Only the lines from the start of the data through the line containing "tops2 = [a +" should be written out, exactly as they are, with both ends included and the pictures left out.

════════

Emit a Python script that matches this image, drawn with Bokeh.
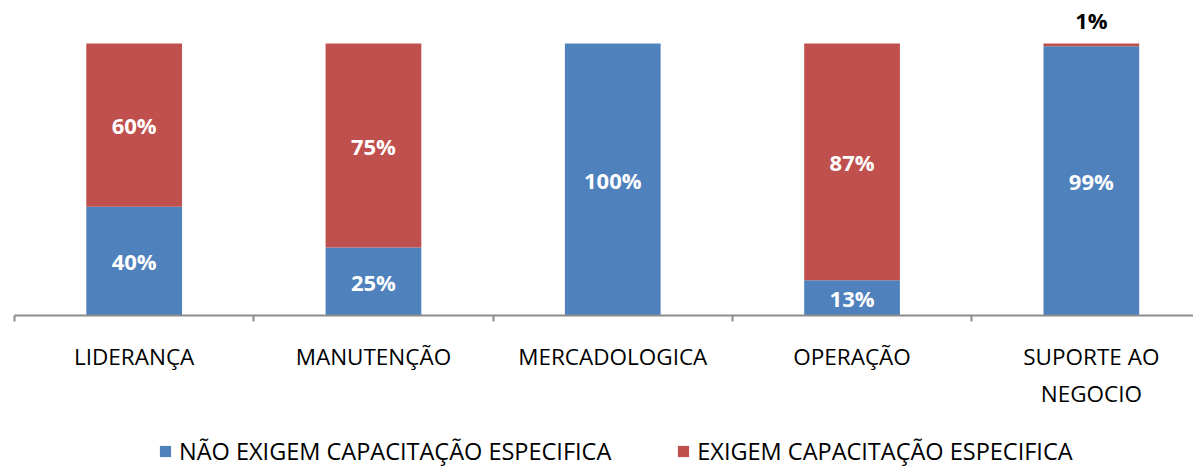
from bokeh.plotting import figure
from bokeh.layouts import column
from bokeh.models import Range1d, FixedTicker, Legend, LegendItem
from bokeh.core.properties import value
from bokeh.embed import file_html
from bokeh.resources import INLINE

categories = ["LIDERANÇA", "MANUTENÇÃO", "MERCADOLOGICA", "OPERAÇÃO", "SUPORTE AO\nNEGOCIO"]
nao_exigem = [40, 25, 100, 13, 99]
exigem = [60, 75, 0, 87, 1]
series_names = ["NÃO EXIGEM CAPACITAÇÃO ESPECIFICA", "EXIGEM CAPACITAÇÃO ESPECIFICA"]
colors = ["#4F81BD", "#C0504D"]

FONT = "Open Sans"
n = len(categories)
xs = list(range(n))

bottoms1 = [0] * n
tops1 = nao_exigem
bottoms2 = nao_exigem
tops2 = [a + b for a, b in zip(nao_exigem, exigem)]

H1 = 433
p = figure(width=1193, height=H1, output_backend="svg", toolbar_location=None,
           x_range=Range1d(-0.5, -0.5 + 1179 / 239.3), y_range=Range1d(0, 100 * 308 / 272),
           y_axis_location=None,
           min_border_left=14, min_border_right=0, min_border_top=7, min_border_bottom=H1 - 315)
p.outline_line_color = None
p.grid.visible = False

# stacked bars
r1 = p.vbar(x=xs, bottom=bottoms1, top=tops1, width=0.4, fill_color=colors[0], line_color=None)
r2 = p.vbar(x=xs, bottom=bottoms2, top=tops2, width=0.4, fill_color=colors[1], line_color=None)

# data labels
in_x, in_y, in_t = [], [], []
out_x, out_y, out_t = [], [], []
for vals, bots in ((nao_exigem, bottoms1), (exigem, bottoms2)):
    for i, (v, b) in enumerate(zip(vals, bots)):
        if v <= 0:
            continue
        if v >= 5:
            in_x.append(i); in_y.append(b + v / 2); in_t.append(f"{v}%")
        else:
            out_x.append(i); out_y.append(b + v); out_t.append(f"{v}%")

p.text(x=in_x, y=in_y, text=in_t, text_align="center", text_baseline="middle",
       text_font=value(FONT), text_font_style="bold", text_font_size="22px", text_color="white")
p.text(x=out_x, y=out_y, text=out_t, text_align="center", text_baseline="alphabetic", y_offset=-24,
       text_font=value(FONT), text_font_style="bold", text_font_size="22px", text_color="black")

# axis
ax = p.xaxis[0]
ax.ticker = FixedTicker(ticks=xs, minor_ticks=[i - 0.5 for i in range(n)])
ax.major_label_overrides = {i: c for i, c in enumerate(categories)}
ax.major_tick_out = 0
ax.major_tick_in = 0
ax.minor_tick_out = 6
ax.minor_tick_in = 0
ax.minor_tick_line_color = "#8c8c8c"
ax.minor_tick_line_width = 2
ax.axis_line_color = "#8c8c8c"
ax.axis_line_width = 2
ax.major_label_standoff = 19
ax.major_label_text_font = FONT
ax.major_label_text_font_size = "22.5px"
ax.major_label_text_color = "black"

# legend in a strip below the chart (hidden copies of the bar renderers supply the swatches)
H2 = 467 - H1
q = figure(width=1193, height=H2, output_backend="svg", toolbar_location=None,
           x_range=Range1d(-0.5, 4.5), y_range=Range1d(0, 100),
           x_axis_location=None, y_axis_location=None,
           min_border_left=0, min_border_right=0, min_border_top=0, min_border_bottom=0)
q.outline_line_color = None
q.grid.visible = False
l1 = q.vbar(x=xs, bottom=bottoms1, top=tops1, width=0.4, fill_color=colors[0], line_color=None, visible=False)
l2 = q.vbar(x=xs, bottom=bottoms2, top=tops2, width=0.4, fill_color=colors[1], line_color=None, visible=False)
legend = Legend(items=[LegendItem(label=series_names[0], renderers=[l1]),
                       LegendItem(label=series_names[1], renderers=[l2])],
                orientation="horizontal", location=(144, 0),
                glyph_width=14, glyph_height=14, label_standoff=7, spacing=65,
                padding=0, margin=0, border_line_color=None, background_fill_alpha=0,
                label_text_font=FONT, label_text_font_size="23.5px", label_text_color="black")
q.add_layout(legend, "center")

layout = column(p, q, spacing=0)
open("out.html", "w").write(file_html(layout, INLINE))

════════

__TASK ANSWER__:
Emit a Python script that matches this image, drawn with Bokeh.
from bokeh.plotting import figure
from bokeh.layouts import column
from bokeh.models import Range1d, FixedTicker, Legend, LegendItem
from bokeh.core.properties import value
from bokeh.embed import file_html
from bokeh.resources import INLINE

categories = ["LIDERANÇA", "MANUTENÇÃO", "MERCADOLOGICA", "OPERAÇÃO", "SUPORTE AO\nNEGOCIO"]
nao_exigem = [40, 25, 100, 13, 99]
exigem = [60, 75, 0, 87, 1]
series_names = ["NÃO EXIGEM CAPACITAÇÃO ESPECIFICA", "EXIGEM CAPACITAÇÃO ESPECIFICA"]
colors = ["#4F81BD", "#C0504D"]

FONT = "Open Sans"
n = len(categories)
xs = list(range(n))

bottoms1 = [0] * n
tops1 = nao_exigem
bottoms2 = nao_exigem
tops2 = [a + b for a, b in zip(nao_exigem, exigem)]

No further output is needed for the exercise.